> What you are asked to do:
State the number of lines that contain "seaborn", with no other text.

> Given entries:
-----

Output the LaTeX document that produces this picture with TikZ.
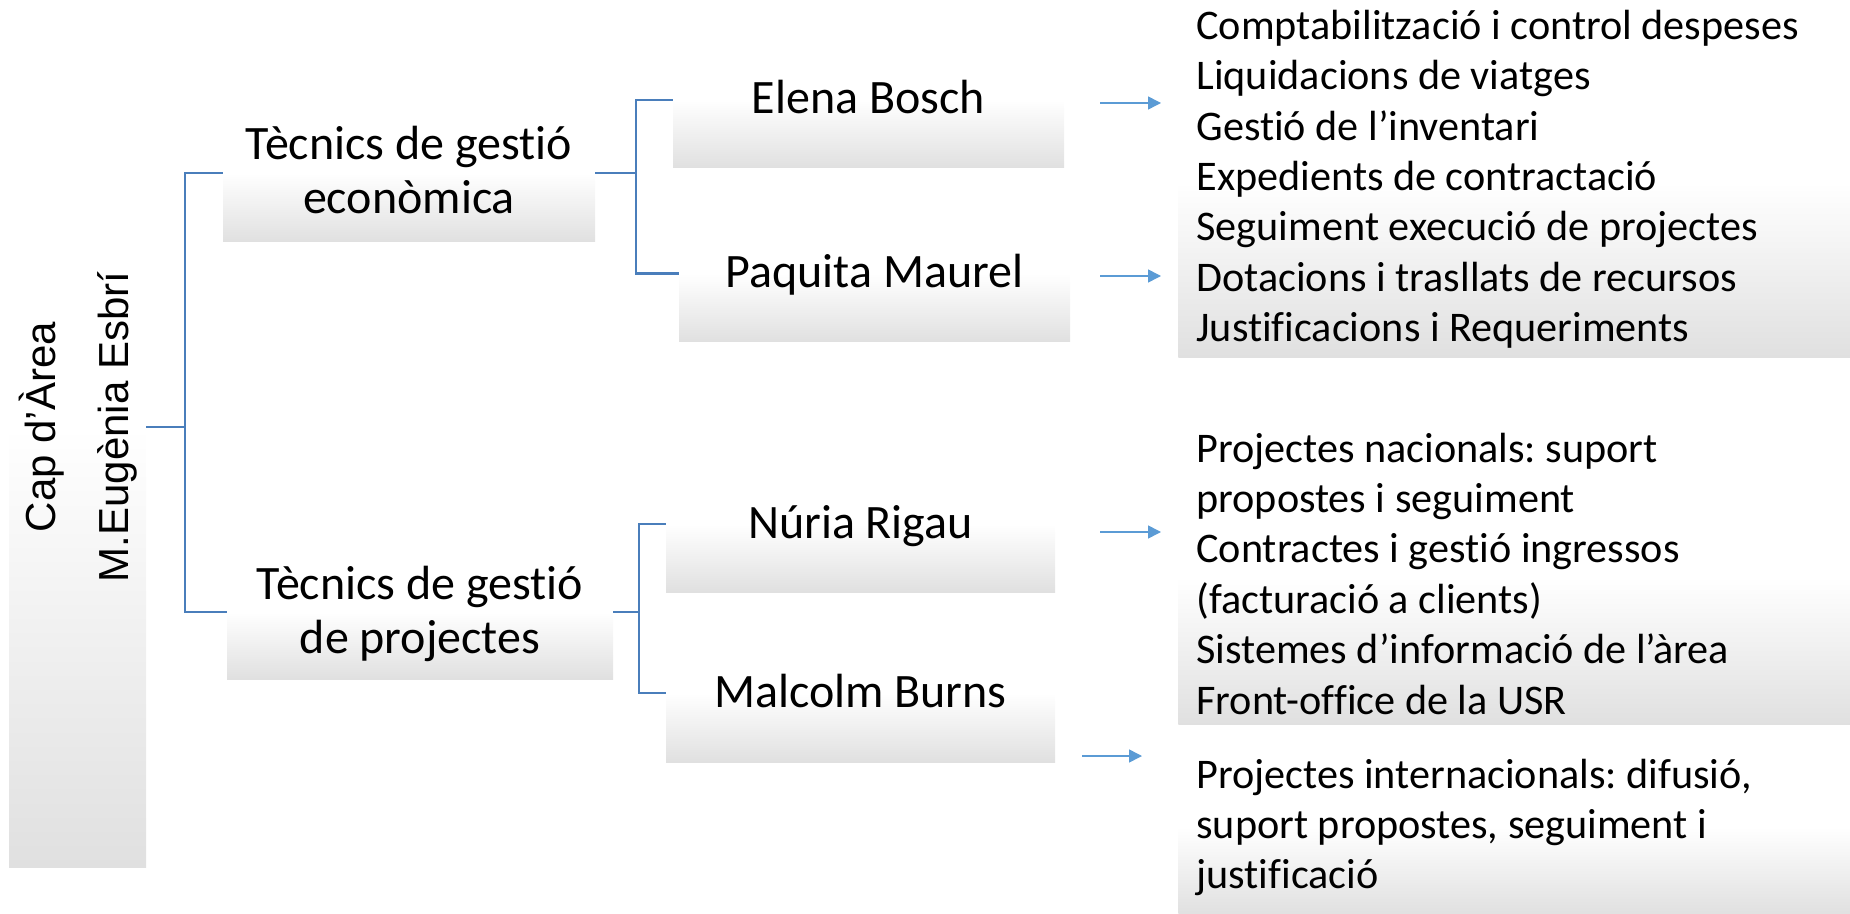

-----

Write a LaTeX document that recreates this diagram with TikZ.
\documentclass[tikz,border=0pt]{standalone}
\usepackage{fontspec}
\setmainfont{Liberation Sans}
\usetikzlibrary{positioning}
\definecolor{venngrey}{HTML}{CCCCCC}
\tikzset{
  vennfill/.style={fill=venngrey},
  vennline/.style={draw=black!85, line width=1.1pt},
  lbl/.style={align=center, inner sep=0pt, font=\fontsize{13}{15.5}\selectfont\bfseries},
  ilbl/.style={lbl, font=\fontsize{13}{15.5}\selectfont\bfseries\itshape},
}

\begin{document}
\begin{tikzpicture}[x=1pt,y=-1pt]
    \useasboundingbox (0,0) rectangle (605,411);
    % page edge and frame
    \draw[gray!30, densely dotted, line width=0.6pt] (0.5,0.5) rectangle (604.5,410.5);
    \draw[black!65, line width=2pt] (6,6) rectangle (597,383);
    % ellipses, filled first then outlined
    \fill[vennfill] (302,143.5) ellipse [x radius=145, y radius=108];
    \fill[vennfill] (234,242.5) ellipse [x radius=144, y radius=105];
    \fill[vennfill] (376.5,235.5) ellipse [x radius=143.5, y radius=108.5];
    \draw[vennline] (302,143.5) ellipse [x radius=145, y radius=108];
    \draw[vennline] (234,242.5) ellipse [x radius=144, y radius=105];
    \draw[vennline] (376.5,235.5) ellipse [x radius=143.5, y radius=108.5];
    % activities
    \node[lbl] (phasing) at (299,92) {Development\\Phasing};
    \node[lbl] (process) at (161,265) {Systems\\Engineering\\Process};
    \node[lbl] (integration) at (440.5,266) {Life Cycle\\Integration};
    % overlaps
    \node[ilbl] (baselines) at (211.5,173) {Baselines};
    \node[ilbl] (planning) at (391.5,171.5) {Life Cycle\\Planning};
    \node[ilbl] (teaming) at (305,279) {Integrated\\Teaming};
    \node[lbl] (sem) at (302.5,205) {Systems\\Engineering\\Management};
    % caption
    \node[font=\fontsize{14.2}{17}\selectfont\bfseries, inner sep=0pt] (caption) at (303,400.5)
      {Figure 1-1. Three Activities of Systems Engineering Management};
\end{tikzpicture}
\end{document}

-----

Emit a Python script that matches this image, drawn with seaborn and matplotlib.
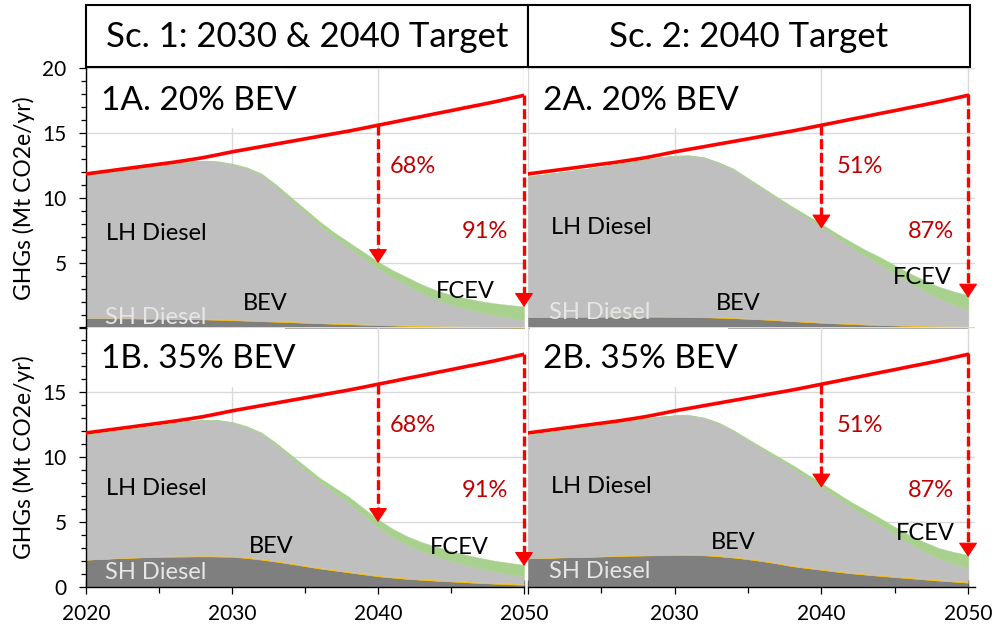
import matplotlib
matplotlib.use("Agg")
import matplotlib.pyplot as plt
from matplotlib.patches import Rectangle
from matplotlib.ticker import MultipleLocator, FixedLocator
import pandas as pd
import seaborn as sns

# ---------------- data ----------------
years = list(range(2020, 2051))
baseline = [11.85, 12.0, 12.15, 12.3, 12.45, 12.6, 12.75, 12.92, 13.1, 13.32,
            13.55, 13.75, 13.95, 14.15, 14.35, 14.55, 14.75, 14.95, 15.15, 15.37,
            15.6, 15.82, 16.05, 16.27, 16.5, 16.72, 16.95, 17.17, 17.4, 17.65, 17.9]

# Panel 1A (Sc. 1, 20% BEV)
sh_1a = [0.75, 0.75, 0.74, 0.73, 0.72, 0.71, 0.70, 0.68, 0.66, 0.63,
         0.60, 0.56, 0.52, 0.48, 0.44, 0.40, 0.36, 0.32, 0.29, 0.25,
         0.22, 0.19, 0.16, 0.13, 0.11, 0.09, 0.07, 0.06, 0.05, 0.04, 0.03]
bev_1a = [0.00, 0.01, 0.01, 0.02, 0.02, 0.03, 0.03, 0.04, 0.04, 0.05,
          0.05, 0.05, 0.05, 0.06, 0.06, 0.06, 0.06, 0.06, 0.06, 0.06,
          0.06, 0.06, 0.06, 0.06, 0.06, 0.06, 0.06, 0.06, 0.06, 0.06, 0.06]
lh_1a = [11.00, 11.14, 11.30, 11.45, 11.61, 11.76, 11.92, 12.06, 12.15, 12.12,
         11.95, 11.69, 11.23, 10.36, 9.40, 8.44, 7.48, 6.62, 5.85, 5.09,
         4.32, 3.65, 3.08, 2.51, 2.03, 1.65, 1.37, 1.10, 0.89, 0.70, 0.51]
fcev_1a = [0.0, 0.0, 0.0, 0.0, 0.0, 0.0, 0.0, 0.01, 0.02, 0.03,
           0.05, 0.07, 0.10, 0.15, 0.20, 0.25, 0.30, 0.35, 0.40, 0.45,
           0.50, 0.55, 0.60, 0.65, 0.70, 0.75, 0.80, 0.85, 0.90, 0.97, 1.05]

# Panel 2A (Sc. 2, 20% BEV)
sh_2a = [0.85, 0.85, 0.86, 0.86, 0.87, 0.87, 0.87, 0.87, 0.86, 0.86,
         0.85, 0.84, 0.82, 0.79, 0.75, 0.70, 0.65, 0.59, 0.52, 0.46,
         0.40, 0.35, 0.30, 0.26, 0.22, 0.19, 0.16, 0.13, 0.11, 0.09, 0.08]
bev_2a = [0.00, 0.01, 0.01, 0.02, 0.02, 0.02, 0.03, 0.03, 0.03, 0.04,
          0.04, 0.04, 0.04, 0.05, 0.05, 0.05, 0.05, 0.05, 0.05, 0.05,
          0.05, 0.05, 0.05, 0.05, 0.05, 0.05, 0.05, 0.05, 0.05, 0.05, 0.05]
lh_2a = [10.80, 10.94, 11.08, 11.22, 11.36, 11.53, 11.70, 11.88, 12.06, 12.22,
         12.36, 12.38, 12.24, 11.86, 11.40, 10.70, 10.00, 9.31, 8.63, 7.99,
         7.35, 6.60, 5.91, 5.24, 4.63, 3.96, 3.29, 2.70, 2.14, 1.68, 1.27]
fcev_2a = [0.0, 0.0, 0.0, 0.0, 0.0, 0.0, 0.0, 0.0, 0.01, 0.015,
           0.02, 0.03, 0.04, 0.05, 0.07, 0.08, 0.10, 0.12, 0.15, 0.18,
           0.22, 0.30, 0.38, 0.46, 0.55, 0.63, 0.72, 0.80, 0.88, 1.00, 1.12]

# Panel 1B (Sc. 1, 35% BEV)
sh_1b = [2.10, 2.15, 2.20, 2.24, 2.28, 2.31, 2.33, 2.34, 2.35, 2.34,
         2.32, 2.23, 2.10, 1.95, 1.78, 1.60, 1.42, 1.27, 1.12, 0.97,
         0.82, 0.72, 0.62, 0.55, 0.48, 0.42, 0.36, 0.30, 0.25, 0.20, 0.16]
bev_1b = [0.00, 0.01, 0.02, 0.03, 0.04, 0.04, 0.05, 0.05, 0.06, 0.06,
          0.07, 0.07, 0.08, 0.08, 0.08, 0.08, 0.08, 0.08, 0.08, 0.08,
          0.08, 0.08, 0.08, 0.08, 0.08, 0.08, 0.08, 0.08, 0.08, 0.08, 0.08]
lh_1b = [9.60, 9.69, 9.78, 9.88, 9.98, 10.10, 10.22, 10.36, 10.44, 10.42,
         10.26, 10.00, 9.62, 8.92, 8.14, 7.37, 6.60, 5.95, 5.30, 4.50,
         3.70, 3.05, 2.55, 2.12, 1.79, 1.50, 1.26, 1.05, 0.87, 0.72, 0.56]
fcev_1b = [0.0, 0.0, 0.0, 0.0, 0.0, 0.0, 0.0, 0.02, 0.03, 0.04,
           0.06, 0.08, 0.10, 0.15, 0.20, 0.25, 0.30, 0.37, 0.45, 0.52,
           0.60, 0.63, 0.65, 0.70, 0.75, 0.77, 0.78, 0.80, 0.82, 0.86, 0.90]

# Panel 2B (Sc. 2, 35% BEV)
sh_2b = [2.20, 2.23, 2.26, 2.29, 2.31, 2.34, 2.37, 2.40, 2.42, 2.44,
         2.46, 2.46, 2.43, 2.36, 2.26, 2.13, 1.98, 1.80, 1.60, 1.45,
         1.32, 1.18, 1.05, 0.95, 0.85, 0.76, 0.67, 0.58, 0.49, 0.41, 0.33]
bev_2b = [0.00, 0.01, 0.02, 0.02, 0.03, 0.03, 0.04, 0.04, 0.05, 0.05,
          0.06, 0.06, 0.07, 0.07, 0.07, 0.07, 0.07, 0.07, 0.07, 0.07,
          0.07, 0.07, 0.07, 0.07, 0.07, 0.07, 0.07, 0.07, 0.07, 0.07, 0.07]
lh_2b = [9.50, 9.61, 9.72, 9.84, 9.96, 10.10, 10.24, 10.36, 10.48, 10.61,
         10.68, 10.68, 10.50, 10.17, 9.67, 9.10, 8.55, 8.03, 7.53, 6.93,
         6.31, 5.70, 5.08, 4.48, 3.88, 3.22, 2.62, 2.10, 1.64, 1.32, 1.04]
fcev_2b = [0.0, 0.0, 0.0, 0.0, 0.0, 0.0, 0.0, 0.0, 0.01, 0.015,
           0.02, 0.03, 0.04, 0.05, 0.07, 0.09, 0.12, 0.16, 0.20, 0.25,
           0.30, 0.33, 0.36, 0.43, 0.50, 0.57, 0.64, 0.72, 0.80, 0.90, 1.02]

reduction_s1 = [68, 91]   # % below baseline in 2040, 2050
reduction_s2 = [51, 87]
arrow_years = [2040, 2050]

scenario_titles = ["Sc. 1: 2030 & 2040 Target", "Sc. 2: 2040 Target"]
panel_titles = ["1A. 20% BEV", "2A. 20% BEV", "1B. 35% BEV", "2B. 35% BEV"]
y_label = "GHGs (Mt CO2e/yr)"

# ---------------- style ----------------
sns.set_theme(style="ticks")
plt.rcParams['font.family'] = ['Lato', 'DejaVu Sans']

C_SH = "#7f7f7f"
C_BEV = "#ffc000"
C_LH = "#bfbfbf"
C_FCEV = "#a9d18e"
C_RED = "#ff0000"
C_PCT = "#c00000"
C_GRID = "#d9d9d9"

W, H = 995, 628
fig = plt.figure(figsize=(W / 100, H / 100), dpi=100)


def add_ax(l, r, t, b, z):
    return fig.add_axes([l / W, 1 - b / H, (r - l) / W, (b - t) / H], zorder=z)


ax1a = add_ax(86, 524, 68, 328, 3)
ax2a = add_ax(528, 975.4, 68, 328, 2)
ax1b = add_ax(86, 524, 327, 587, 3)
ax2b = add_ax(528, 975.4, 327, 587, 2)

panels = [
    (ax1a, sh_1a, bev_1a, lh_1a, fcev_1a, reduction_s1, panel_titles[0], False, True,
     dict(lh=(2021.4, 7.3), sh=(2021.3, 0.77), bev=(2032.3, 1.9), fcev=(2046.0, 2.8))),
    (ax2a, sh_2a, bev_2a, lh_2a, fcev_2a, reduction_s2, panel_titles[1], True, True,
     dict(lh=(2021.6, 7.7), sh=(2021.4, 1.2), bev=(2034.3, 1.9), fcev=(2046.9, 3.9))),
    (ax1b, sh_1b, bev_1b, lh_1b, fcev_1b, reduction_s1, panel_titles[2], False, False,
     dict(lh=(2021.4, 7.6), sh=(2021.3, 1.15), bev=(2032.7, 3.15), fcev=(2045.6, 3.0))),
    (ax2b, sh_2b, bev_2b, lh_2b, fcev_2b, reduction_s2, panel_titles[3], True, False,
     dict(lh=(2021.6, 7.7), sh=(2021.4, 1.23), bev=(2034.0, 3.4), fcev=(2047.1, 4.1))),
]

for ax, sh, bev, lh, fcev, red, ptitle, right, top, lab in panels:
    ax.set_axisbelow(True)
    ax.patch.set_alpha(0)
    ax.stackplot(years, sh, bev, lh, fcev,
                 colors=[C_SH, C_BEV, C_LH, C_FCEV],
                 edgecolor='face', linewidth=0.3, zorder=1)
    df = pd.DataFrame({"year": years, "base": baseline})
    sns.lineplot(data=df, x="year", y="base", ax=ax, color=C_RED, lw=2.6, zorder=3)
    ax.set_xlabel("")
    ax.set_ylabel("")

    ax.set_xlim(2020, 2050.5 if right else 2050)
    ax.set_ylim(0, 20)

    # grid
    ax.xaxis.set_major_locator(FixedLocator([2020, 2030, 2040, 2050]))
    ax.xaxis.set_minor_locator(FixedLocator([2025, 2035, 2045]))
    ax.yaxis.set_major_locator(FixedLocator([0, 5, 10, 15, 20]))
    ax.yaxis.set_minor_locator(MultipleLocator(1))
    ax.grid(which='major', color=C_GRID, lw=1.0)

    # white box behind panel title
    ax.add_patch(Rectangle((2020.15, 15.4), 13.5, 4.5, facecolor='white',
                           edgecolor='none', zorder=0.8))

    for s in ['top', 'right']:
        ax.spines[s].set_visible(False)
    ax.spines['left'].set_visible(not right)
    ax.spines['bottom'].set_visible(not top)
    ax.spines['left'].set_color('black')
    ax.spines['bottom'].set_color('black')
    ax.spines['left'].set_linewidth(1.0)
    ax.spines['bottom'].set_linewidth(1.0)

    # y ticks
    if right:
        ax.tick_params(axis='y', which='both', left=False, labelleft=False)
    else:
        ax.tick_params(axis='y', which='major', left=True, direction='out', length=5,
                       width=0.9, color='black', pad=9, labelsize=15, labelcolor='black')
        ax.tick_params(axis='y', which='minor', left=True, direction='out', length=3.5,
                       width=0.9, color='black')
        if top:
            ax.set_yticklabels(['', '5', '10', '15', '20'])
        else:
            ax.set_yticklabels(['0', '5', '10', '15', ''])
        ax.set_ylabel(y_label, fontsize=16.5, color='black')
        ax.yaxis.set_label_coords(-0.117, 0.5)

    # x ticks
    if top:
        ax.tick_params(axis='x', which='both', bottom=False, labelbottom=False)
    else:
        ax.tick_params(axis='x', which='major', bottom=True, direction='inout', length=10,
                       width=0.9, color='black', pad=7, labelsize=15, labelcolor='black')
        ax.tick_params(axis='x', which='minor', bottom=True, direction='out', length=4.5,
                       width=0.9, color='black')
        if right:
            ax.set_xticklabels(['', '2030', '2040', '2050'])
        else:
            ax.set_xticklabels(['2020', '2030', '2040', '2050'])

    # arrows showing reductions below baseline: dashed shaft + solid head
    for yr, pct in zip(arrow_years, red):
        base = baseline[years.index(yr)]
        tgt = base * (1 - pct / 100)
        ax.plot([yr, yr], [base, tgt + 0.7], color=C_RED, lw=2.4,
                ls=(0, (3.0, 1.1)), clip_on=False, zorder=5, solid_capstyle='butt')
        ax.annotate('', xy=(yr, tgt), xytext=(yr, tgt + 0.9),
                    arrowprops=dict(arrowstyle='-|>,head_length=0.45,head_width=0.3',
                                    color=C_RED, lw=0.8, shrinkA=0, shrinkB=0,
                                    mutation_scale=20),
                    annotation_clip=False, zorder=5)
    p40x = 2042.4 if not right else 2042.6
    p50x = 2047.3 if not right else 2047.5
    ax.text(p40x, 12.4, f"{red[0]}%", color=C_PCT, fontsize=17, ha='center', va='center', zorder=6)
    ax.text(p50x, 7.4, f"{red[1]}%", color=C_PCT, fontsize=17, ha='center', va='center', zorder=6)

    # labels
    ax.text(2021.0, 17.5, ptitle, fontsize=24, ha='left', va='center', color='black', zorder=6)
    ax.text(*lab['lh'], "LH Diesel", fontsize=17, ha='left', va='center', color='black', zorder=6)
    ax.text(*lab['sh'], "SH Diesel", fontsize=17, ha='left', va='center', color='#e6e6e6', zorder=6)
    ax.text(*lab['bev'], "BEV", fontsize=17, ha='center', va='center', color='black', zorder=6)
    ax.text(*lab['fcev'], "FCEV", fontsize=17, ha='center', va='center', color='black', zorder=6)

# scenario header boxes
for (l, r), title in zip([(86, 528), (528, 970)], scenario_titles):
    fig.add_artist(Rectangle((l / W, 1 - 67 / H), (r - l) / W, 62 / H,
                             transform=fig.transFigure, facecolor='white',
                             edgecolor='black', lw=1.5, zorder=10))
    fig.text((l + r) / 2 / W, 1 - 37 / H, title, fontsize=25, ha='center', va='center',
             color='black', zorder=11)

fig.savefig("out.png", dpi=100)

-----

> Response to this exercise:
2